This article was first published on November 21, 2019. We thought this post was interesting and wanted to share it with you again.
A small trail running along some of Baltimore’s most notoriously oversized roads has proven to be incredibly popular, and could change how the city’s streets are shaped going forward. The multi-modal trail, called the Big Jump, provides people on foot, bicycle, and more with a way to cross over highways that have long served as a barrier between neighborhoods.
Last August, the Baltimore City Department of Transportation (BCDOT), working with a local bike advocacy group called Bikemore and a national group called PeopleForBikes, installed a rather unusual mobility path using only water-filled traffic barriers. It runs along a 1.4-mile stretch of Druid Park Lake Drive, 28th Street, and Sisson Street in North Baltimore, and crosses over part of I-83.

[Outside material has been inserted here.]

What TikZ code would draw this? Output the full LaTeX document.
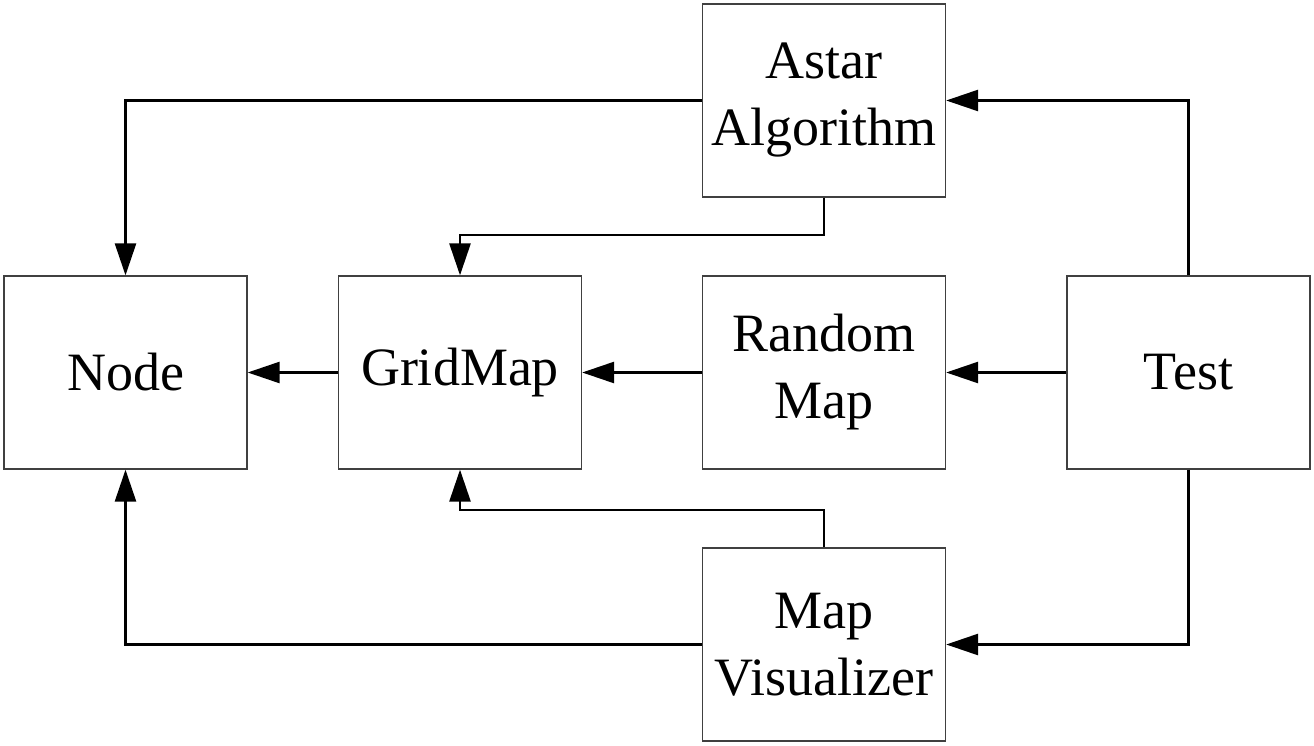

The Baltimore Greenways Trail Network is a relatively new idea. Other projects working their way through Maryland’s transportation pipeline, including the Purple Line, the cancelled Baltimore Red Line, the Corridor Cities Transitway, and the Southern Maryland Rapid Transit Project, each date back decades. But the Baltimore Greenway, a proposed 35-mile network of urban trails ringing almost the entirety of Baltimore City, only dates back four or five years Rails-to-Trails Conservancy’s earliest planning meetings for the project launched toward the end of 2015. But despite its newness, the trail network, spearheaded by a coalition with more than 40 stakeholder members, has a key advantage: it’s already almost done.